Malgré certaines similitudes, Gravelle ne s’attend pas à une répétition du genre de « stagflation » observée dans les années 1970. La stagflation implique une inflation élevée, un chômage élevé et une faible croissance économique.
« Étant donné où nous en sommes maintenant, nous ne voyons pas la partie stagnante de la stagflation, bien au contraire », a-t-il déclaré.
Le chômage est à un creux historique et la banque s’attend à ce que l’économie canadienne progresse de 4,2 % cette année et de 3,2 % l’an prochain. De plus, le choc des prix mondiaux des produits de base qui pèse sur les consommateurs aide en fait les sociétés énergétiques et les agriculteurs canadiens, même si la hausse des prix du pétrole ne devrait pas stimuler le même niveau d’investissement que lors des cycles précédents des produits de base.
Gravelle a relevé plusieurs caractéristiques structurelles qui font que la situation aujourd’hui est différente de celle des années 1970. Les contrats de travail sont moins susceptibles d’être indexés sur l’inflation aujourd’hui, ce qui réduit le risque qu’une spirale salaires-prix se développe. « La banque centrale a également acquis une crédibilité en contrôlant l’inflation au cours des 30 dernières années, ce qui devrait aider à maintenir les attentes d’inflation ancrées », a-t-il déclaré.

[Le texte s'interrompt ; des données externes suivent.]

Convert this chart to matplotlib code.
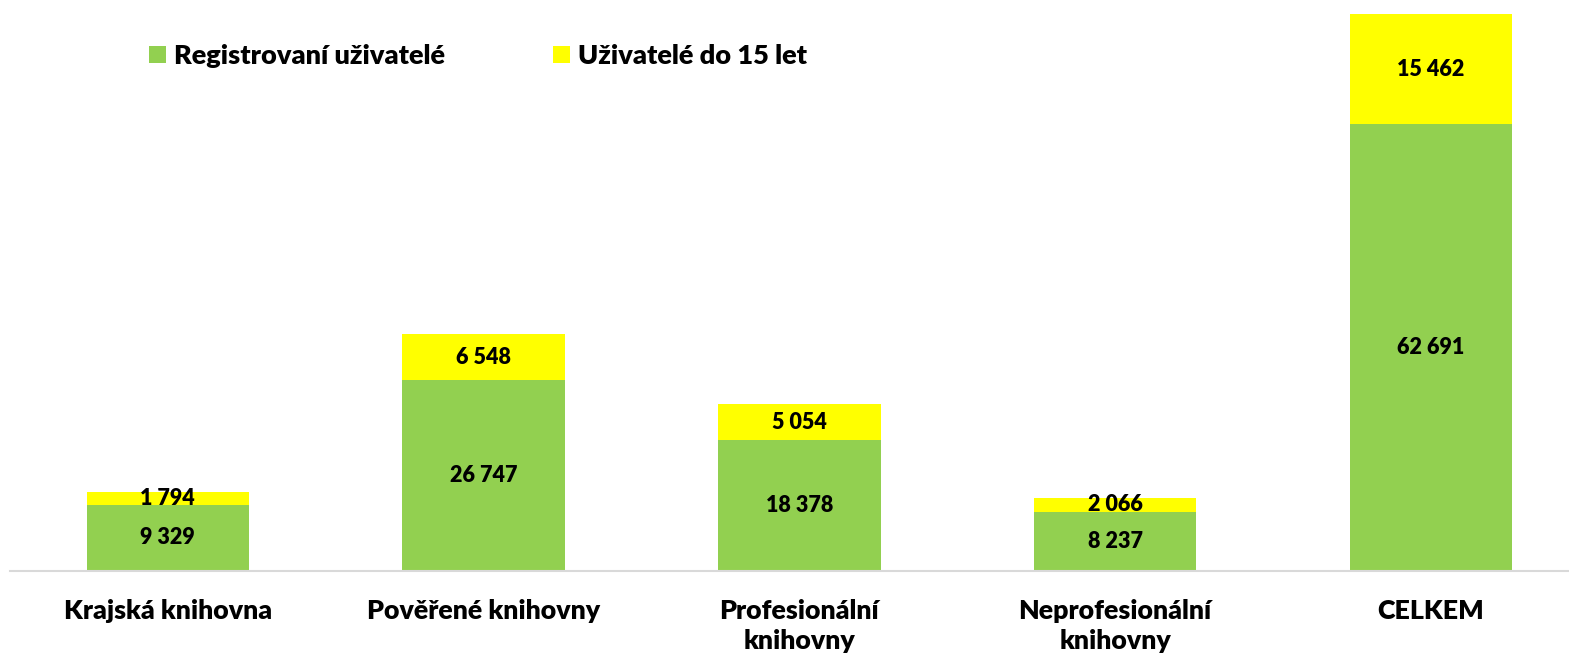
import matplotlib
matplotlib.use("Agg")
import matplotlib.pyplot as plt

categories = ["Krajská knihovna", "Pověřené knihovny", "Profesionální\nknihovny",
              "Neprofesionální\nknihovny", "CELKEM"]
registrovani = [9329, 26747, 18378, 8237, 62691]
do15 = [1794, 6548, 5054, 2066, 15462]
series_names = ["Registrovaní uživatelé", "Uživatelé do 15 let"]

def fmt(v):
    return f"{v:,}".replace(",", " ")

plt.rcParams['font.family'] = ['Lato', 'DejaVu Sans']
W, H = 1569, 659
fig = plt.figure(figsize=(W/100, H/100), dpi=100)
ax_bottom = 571
ax_top = 10
ax = fig.add_axes([10/W, (H-ax_bottom)/H, 1 - 10/W, (ax_bottom-ax_top)/H])

green = "#92D050"
yellow = "#FFFF00"
WEIGHT = "heavy"
x = list(range(len(categories)))
b1 = ax.bar(x, registrovani, width=0.515, color=green, label=series_names[0])
b2 = ax.bar(x, do15, width=0.515, bottom=registrovani, color=yellow, label=series_names[1])

top_val = (registrovani[-1] + do15[-1]) * (ax_bottom - ax_top) / (ax_bottom - 14)
ax.set_ylim(0, top_val)
ax.set_xlim(-0.5, -0.5 + (W - 10) / 315.75)

for i in x:
    ax.text(i, registrovani[i] / 2, fmt(registrovani[i]), ha="center", va="center",
            fontsize=15.5, fontweight=WEIGHT, color="black")
    ax.text(i, registrovani[i] + do15[i] / 2, fmt(do15[i]), ha="center", va="center",
            fontsize=15.5, fontweight=WEIGHT, color="black")

for s in ["top", "right", "left"]:
    ax.spines[s].set_visible(False)
ax.spines["bottom"].set_color("#D9D9D9")
ax.spines["bottom"].set_linewidth(1.5)
ax.set_yticks([])
ax.set_xticks(x)
ax.set_xticklabels(categories, fontsize=19.3, fontweight=WEIGHT, linespacing=1.32)
ax.tick_params(axis="x", length=0, pad=20)

leg = fig.legend(handles=[b1, b2], labels=series_names, loc="upper left",
                 bbox_to_anchor=(138/W, 1 - 33/H), ncol=2, frameon=False,
                 prop={"size": 19.5, "weight": WEIGHT}, handlelength=0.62, handleheight=0.62,
                 handletextpad=0.3, columnspacing=4.0, borderaxespad=0)

fig.savefig("out.png", dpi=100)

Harvey de Monex a déclaré que « parler de stagflation est plus approprié pour les pays et les régions qui sont plus directement exposés aux retombées économiques de l’invasion de l’Ukraine par la Russie ».
« Nous parlons d’environnements stagflationnistes en Europe, mais pas nécessairement en Amérique du Nord, où il y a une forte dynamique de croissance et des perspectives très constructives sur le marché du travail”, a déclaré Harvey.